Sergei Prokofiev is one of the most iconic figures in the history of Russian ballet. He is widely known for subverting the tropes of the art form at the time, being widely seen as a maverick whose unorthodox methods were simultaneously criticized, lauded and ultimately enormously influential. Perhaps his crowning work is his interpretation of Romeo and Juliet which he decided to compose after being commissioned by the Mariinsky Theater in Moscow which was known as the Kirov.

Prokofiev wanted to do a ballet that would adapt one of the greatest love stories ever told, and he settled on Romeo and Juliet because he felt that other love stories such as Tristan and Isolde and Pelleas et Melisande already had strong musical components that he would have ended up getting compared to. He retreated to the town of Polenevo where, surrounded by some of the greatest artists of the time, he ended up composing the glorious music for the ballet on piano within four months. The duration in which he managed to create his work is quite astonishing when you notice the complexities of the music and how moving it still sounds.
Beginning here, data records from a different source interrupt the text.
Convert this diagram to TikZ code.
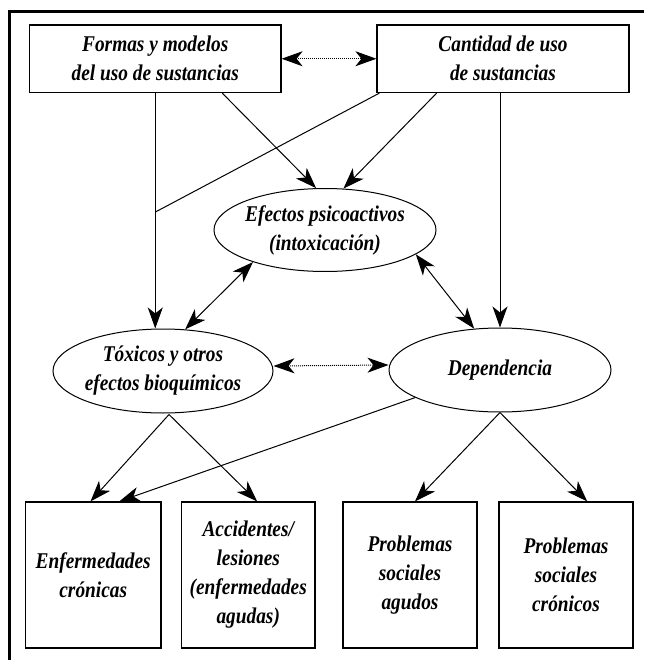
\documentclass[tikz,border=0pt]{standalone}
\usepackage{fontspec}
\setmainfont{Liberation Serif}[FakeStretch=0.86]
\usetikzlibrary{arrows.meta,shapes.geometric,calc}
\begin{document}
\begin{tikzpicture}[x=1pt,y=-1pt,
  txt/.style={font=\fontsize{22.5pt}{29pt}\selectfont\bfseries\itshape, align=center, inner sep=0pt},
  box/.style={txt, draw, line width=1.2pt, rectangle},
  oval/.style={txt, draw, line width=1pt, ellipse, inner xsep=-20pt, inner ysep=-5pt},
  conn/.style={line width=1pt},
  tipS/.tip={Stealth[length=21pt,width=15pt,inset=6pt]},
  arr/.style={conn, -tipS},
  darr/.style={conn, tipS-tipS},
  dotarr/.style={darr, dash pattern=on 1pt off 1pt}]
\useasboundingbox (0,0) rectangle (644,660);
\fill[white] (0,0) rectangle (644,660);
% frame
\draw[line width=3pt] (644,12) -- (9.5,12) -- (9.5,660);
% nodes
\node[box, minimum width=251.5pt, minimum height=67.5pt] (box1) at (155.25,58.75) {Formas y modelos\\del uso de sustancias};
\node[box, minimum width=252pt, minimum height=67.5pt] (box2) at (503,58.75) {Cantidad de uso\\de sustancias};
\node[oval, minimum width=222pt, minimum height=83pt] (efectos) at (325,230) {Efectos psicoactivos\\(intoxicación)};
\node[oval, minimum width=220pt, minimum height=84pt] (toxicos) at (163,371) {Tóxicos y otros\\efectos bioquímicos};
\node[oval, minimum width=222pt, minimum height=84pt] (dep) at (500,370) {Dependencia};
\node[box, minimum width=135.5pt, minimum height=146pt] (enf) at (93.25,575) {Enfermedades\\crónicas};
\node[box, minimum width=133.5pt, minimum height=146pt] (acc) at (248.25,575) {Accidentes/\\lesiones\\(enfermedades\\agudas)};
\node[box, minimum width=134pt, minimum height=146pt] (agu) at (410,575) {Problemas\\sociales\\agudos};
\node[box, minimum width=134pt, minimum height=146pt] (cro) at (566,575) {Problemas\\sociales\\crónicos};
% connectors
\draw[dotarr] (box1.east) -- (box2.west);
\draw[arr] (box1.south) -- (box1.south |- toxicos.north);
\coordinate (join) at ($(box1.south)+(0,119)$);
\draw[conn] ($(box2.south west)+(3,0)$) -- (join);
\draw[arr] ($(box1.south west)!0.765!(box1.south east)$) -- (efectos.102);
\draw[arr] ($(box2.south west)!0.238!(box2.south east)$) -- (efectos.66);
\draw[arr] (dep.north |- box2.south) -- (dep.north);
\draw[darr] (efectos.204) -- (toxicos.62);
\draw[darr] (efectos.345) -- (dep.122);
\draw[dotarr] ([yshift=5pt]toxicos.east) -- ([yshift=5pt]dep.west);
\coordinate (tapex) at ($(toxicos.south)+(6,1)$);
\draw[arr] (tapex) -- ($(enf.north west)!0.48!(enf.north east)$);
\draw[arr] (tapex) -- ($(acc.north west)!0.566!(acc.north east)$);
\draw[arr] (dep.198) -- ($(enf.north west)!0.69!(enf.north east)$);
\draw[arr] (dep.south) -- ($(agu.north west)!0.537!(agu.north east)$);
\draw[arr] (dep.south) -- ($(cro.north west)!0.657!(cro.north east)$);
\end{tikzpicture}
\end{document}
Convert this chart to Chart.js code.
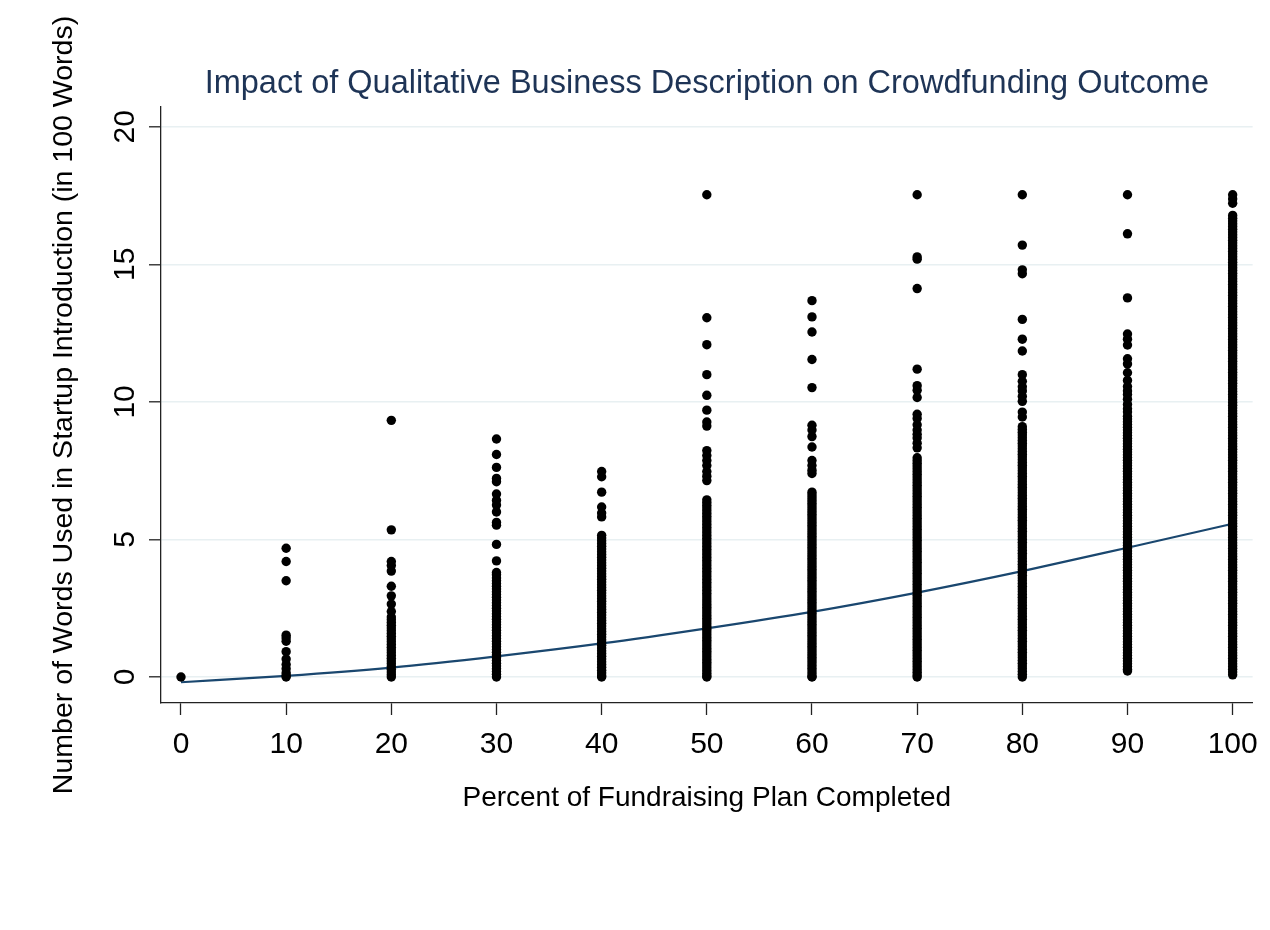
<!DOCTYPE html>
<html>
<head>
<meta charset="utf-8">
<script src="https://cdn.jsdelivr.net/npm/chart.js@4.4.1/dist/chart.umd.min.js"></script>
<style>
  html, body { margin: 0; padding: 0; background: #ffffff; }
  #wrap { width: 1270px; height: 930px; }
</style>
</head>
<body>
<div id="wrap"><canvas id="c" width="1270" height="930"></canvas></div>
<script>
// ---- Data ----
const percentCompleted = [0, 10, 20, 30, 40, 50, 60, 70, 80, 90, 100];

const words0 = [0];
const words10 = [4.68, 4.2, 3.5, 1.52, 1.42, 1.3, 0.92, 0.65, 0.45, 0.3, 0.15, 0.05, 0];
const words20 = [9.33, 5.35, 4.2, 4.05, 3.85, 3.3, 2.95, 2.65, 2.38,
  2.18, 2.08, 1.98, 1.88, 1.78, 1.68, 1.58, 1.48, 1.38, 1.28, 1.18, 1.08, 0.98, 0.88, 0.78, 0.68, 0.58, 0.48, 0.38, 0.28, 0.18, 0.08, 0];
const words30 = [8.65, 8.09, 7.62, 7.22, 7.1, 6.65, 6.42, 6.25, 6.0, 5.62, 5.52, 4.82, 4.22, 3.8, 3.72,
  3.6, 3.5, 3.4, 3.3, 3.2, 3.1, 3.0, 2.9, 2.8, 2.7, 2.6, 2.5, 2.4, 2.3, 2.2, 2.1, 2.0, 1.9, 1.8, 1.7, 1.6, 1.5, 1.4, 1.3, 1.2, 1.1, 1.0, 0.9, 0.8, 0.7, 0.6, 0.5, 0.4, 0.3, 0.2, 0.1, 0];
const words40 = [7.47, 7.28, 6.72, 6.18, 5.96, 5.82,
  5.15, 5.05, 4.95, 4.85, 4.75, 4.65, 4.55, 4.45, 4.35, 4.25, 4.15, 4.05, 3.95, 3.85, 3.75, 3.65, 3.55, 3.45, 3.35, 3.25, 3.15, 3.05, 2.95, 2.85, 2.75, 2.65, 2.55, 2.45, 2.35, 2.25, 2.15, 2.05, 1.95, 1.85, 1.75, 1.65, 1.55, 1.45, 1.35, 1.25, 1.15, 1.05, 0.95, 0.85, 0.75, 0.65, 0.55, 0.45, 0.35, 0.25, 0.15, 0.05, 0];
const words50 = [17.53, 13.06, 12.08, 10.99, 10.24, 9.7, 9.27, 9.12, 8.23, 8.05, 7.87, 7.69, 7.47, 7.3, 7.14,
  6.44, 6.34, 6.24, 6.14, 6.04, 5.94, 5.84, 5.74, 5.64, 5.54, 5.44, 5.34, 5.24, 5.14, 5.04, 4.94, 4.84, 4.74, 4.64, 4.54, 4.44, 4.34, 4.24, 4.14, 4.04, 3.94, 3.84, 3.74, 3.64, 3.54, 3.44, 3.34, 3.24, 3.14, 3.04, 2.94, 2.84, 2.74, 2.64, 2.54, 2.44, 2.34, 2.24, 2.14, 2.04, 1.94, 1.84, 1.74, 1.64, 1.54, 1.44, 1.34, 1.24, 1.14, 1.04, 0.94, 0.84, 0.74, 0.64, 0.54, 0.44, 0.34, 0.24, 0.14, 0.04, 0];
const words60 = [13.68, 13.09, 12.54, 11.54, 10.52, 9.15, 8.98, 8.74, 8.36, 7.87, 7.69, 7.52, 7.4,
  6.72, 6.62, 6.52, 6.42, 6.32, 6.22, 6.12, 6.02, 5.92, 5.82, 5.72, 5.62, 5.52, 5.42, 5.32, 5.22, 5.12, 5.02, 4.92, 4.82, 4.72, 4.62, 4.52, 4.42, 4.32, 4.22, 4.12, 4.02, 3.92, 3.82, 3.72, 3.62, 3.52, 3.42, 3.32, 3.22, 3.12, 3.02, 2.92, 2.82, 2.72, 2.62, 2.52, 2.42, 2.32, 2.22, 2.12, 2.02, 1.92, 1.82, 1.72, 1.62, 1.52, 1.42, 1.32, 1.22, 1.12, 1.02, 0.92, 0.82, 0.72, 0.62, 0.52, 0.42, 0.32, 0.22, 0.12, 0.02, 0];
const words70 = [17.53, 15.27, 15.19, 14.12, 11.19, 10.59, 10.42, 10.16, 9.55, 9.4, 9.17, 8.98, 8.82, 8.69, 8.5, 8.33,
  7.97, 7.87, 7.77, 7.67, 7.57, 7.47, 7.37, 7.27, 7.17, 7.07, 6.97, 6.87, 6.77, 6.67, 6.57, 6.47, 6.37, 6.27, 6.17, 6.07, 5.97, 5.87, 5.77, 5.67, 5.57, 5.47, 5.37, 5.27, 5.17, 5.07, 4.97, 4.87, 4.77, 4.67, 4.57, 4.47, 4.37, 4.27, 4.17, 4.07, 3.97, 3.87, 3.77, 3.67, 3.57, 3.47, 3.37, 3.27, 3.17, 3.07, 2.97, 2.87, 2.77, 2.67, 2.57, 2.47, 2.37, 2.27, 2.17, 2.07, 1.97, 1.87, 1.77, 1.67, 1.57, 1.47, 1.37, 1.27, 1.17, 1.07, 0.97, 0.87, 0.77, 0.67, 0.57, 0.47, 0.37, 0.27, 0.17, 0.07, 0];
const words80 = [17.53, 15.7, 14.8, 14.66, 13.0, 12.28, 11.85, 10.99, 10.75, 10.55, 10.4, 10.2, 10.02, 9.63, 9.45,
  9.1, 9.0, 8.9, 8.8, 8.7, 8.6, 8.5, 8.4, 8.3, 8.2, 8.1, 8.0, 7.9, 7.8, 7.7, 7.6, 7.5, 7.4, 7.3, 7.2, 7.1, 7.0, 6.9, 6.8, 6.7, 6.6, 6.5, 6.4, 6.3, 6.2, 6.1, 6.0, 5.9, 5.8, 5.7, 5.6, 5.5, 5.4, 5.3, 5.2, 5.1, 5.0, 4.9, 4.8, 4.7, 4.6, 4.5, 4.4, 4.3, 4.2, 4.1, 4.0, 3.9, 3.8, 3.7, 3.6, 3.5, 3.4, 3.3, 3.2, 3.1, 3.0, 2.9, 2.8, 2.7, 2.6, 2.5, 2.4, 2.3, 2.2, 2.1, 2.0, 1.9, 1.8, 1.7, 1.6, 1.5, 1.4, 1.3, 1.2, 1.1, 1.0, 0.9, 0.8, 0.7, 0.6, 0.5, 0.4, 0.3, 0.2, 0.1, 0];
const words90 = [17.53, 16.11, 13.78, 12.47, 12.28, 12.07, 11.57, 11.38, 11.06, 10.78, 10.56, 10.4, 10.27, 10.1, 9.91, 9.75, 9.63,
  9.48, 9.38, 9.28, 9.18, 9.08, 8.98, 8.88, 8.78, 8.68, 8.58, 8.48, 8.38, 8.28, 8.18, 8.08, 7.98, 7.88, 7.78, 7.68, 7.58, 7.48, 7.38, 7.28, 7.18, 7.08, 6.98, 6.88, 6.78, 6.68, 6.58, 6.48, 6.38, 6.28, 6.18, 6.08, 5.98, 5.88, 5.78, 5.68, 5.58, 5.48, 5.38, 5.28, 5.18, 5.08, 4.98, 4.88, 4.78, 4.68, 4.58, 4.48, 4.38, 4.28, 4.18, 4.08, 3.98, 3.88, 3.78, 3.68, 3.58, 3.48, 3.38, 3.28, 3.18, 3.08, 2.98, 2.88, 2.78, 2.68, 2.58, 2.48, 2.38, 2.28, 2.18, 2.08, 1.98, 1.88, 1.78, 1.68, 1.58, 1.48, 1.38, 1.28, 1.18, 1.08, 0.98, 0.88, 0.78, 0.68, 0.58, 0.48, 0.38, 0.28, 0.22];
const words100 = [17.53, 17.38, 17.22,
  16.78, 16.68, 16.58, 16.48, 16.38, 16.28, 16.18, 16.08, 15.98, 15.88, 15.78, 15.68, 15.58, 15.48, 15.38, 15.28, 15.18, 15.08, 14.98, 14.88, 14.78, 14.68, 14.58, 14.48, 14.38, 14.28, 14.18, 14.08, 13.98, 13.88, 13.78, 13.68, 13.58, 13.48, 13.38, 13.28, 13.18, 13.08, 12.98, 12.88, 12.78, 12.68, 12.58, 12.48, 12.38, 12.28, 12.18, 12.08, 11.98, 11.88, 11.78, 11.68, 11.58, 11.48, 11.38, 11.28, 11.18, 11.08, 10.98, 10.88, 10.78, 10.68, 10.58, 10.48, 10.38, 10.28, 10.18, 10.08, 9.98, 9.88, 9.78, 9.68, 9.58, 9.48, 9.38, 9.28, 9.18, 9.08, 8.98, 8.88, 8.78, 8.68, 8.58, 8.48, 8.38, 8.28, 8.18, 8.08, 7.98, 7.88, 7.78, 7.68, 7.58, 7.48, 7.38, 7.28, 7.18, 7.08, 6.98, 6.88, 6.78, 6.68, 6.58, 6.48, 6.38, 6.28, 6.18, 6.08, 5.98, 5.88, 5.78, 5.68, 5.58, 5.48, 5.38, 5.28, 5.18, 5.08, 4.98, 4.88, 4.78, 4.68, 4.58, 4.48, 4.38, 4.28, 4.18, 4.08, 3.98, 3.88, 3.78, 3.68, 3.58, 3.48, 3.38, 3.28, 3.18, 3.08, 2.98, 2.88, 2.78, 2.68, 2.58, 2.48, 2.38, 2.28, 2.18, 2.08, 1.98, 1.88, 1.78, 1.68, 1.58, 1.48, 1.38, 1.28, 1.18, 1.08, 0.98, 0.88, 0.78, 0.68, 0.58, 0.48, 0.38, 0.28, 0.18, 0.08];

// Quadratic fit line values read at each x
const fitValues = [-0.19, 0.04, 0.34, 0.75, 1.22, 1.77, 2.37, 3.07, 3.85, 4.70, 5.57];

const xTickLabels = ['0', '10', '20', '30', '40', '50', '60', '70', '80', '90', '100'];
const yTickValues = [0, 5, 10, 15, 20];
const yTickLabels = ['0', '5', '10', '15', '20'];

// ---- Build chart data ----
const columns = [words0, words10, words20, words30, words40, words50, words60, words70, words80, words90, words100];
const scatterPoints = [];
columns.forEach((col, i) => {
  col.forEach(v => scatterPoints.push({ x: percentCompleted[i], y: v }));
});
const fitPoints = percentCompleted.map((x, i) => ({ x: x, y: fitValues[i] }));

const FONT = '"Liberation Sans", Arial, Helvetica, sans-serif';

new Chart(document.getElementById('c'), {
  type: 'scatter',
  data: {
    datasets: [
      {
        label: 'Words',
        data: scatterPoints,
        backgroundColor: '#000000',
        borderWidth: 0,
        pointRadius: 4.7,
        pointHoverRadius: 4.7,
        showLine: false
      },
      {
        label: 'Fitted values',
        data: fitPoints,
        showLine: true,
        borderColor: '#1a476f',
        borderWidth: 2.2,
        pointRadius: 0,
        fill: false,
        tension: 0.4,
        cubicInterpolationMode: 'monotone'
      }
    ]
  },
  options: {
    responsive: false,
    animation: false,
    devicePixelRatio: 1,
    layout: { padding: { left: 47, right: 17, top: 0, bottom: 111 } },
    plugins: {
      legend: { display: false },
      tooltip: { enabled: false },
      title: {
        display: true,
        text: 'Impact of Qualitative Business Description on Crowdfunding Outcome',
        color: '#1e3456',
        fullSize: false,
        font: { family: FONT, size: 32.5, weight: 'normal' },
        padding: { top: 65, bottom: 3 }
      }
    },
    scales: {
      x: {
        type: 'linear',
        min: -1.9,
        max: 101.9,
        afterFit: (scale) => { scale.height = 116; },
        border: { display: true, color: '#222222', width: 1.3 },
        grid: { drawOnChartArea: false, drawTicks: true, tickLength: 12, tickColor: '#222222', tickWidth: 1.3 },
        ticks: {
          stepSize: 10,
          includeBounds: false,
          autoSkip: false,
          maxRotation: 0,
          padding: 12,
          color: '#000000',
          font: { family: FONT, size: 30 },
          callback: (v) => { const i = percentCompleted.indexOf(v); return i >= 0 ? xTickLabels[i] : ''; }
        },
        title: {
          display: true,
          text: 'Percent of Fundraising Plan Completed',
          color: '#000000',
          font: { family: FONT, size: 28 },
          padding: { top: 4, bottom: 4 }
        }
      },
      y: {
        type: 'linear',
        min: -0.945,
        max: 20.72,
        afterFit: (scale) => { scale.width = 114; },
        border: { display: true, color: '#222222', width: 1.3 },
        grid: { color: '#e8f0f2', lineWidth: 1.6, drawTicks: true, tickLength: 12, tickColor: '#222222', tickWidth: 1.3 },
        ticks: {
          stepSize: 5,
          includeBounds: false,
          autoSkip: false,
          minRotation: 90,
          maxRotation: 90,
          crossAlign: 'center',
          padding: 7,
          color: '#000000',
          font: { family: FONT, size: 30 },
          callback: (v) => { const i = yTickValues.indexOf(v); return i >= 0 ? yTickLabels[i] : ''; }
        },
        title: {
          display: true,
          text: 'Number of Words Used in Startup Introduction (in 100 Words)',
          color: '#000000',
          font: { family: FONT, size: 28.5 },
          padding: { top: 0, bottom: 0 }
        }
      }
    }
  }
});
</script>
</body>
</html>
One of the most controversial yet iconic artistic decisions that Sergei made for his ballet was to change the ending. Instead of the tragic fate that meets the protagonists in Shakespeare’s original play, Prokofiev’s ballet celebrated the triumph of love over hate. It was a unique ending that shocked many, but the more visionary critics of the time such as Shakespeare scholar Sergei Dinamov approved seeing Prokofiev’s vision for what it truly was and understanding that the work may have been adapted from an original source but was actually meant to be an artistic statement in its own right.

Vladimir Mutnikh, owner of the Bolshoi which was the Kirov’s greatest rival and remains so for the Mariinsky today, was so taken by the ballet that he acquired it and decided to premier it in the year 1937. However, the timing couldn’t have been worse. Mutnikh ended up being targeted by Stalin during the dictators regime where hundreds of thousands of people were killed. As a result of this, anyone that was associated with Mutnikh ended up finding themselves in harm’s way as well.

As a result of these tumultuous times, Prokofiev’s original ballet became lost. Eventually it was acquired by the Kirov yet again but the proprietor of the theater ended up making heavy changes in order to distance it from the version Mutnikh had been about to premier. Prokofiev was not consulted for these changes, and as a result his masterwork became something else entirely.

The original Romeo and Juliet ballet remained lost for a time. Now, interpretations of Prokofiev’s version are being performed based on his sheet music, and the orchestration is strikingly different from what Russian ballet was at the time. It serves as a snapshot of history, of a time when a troubled genius was at his best.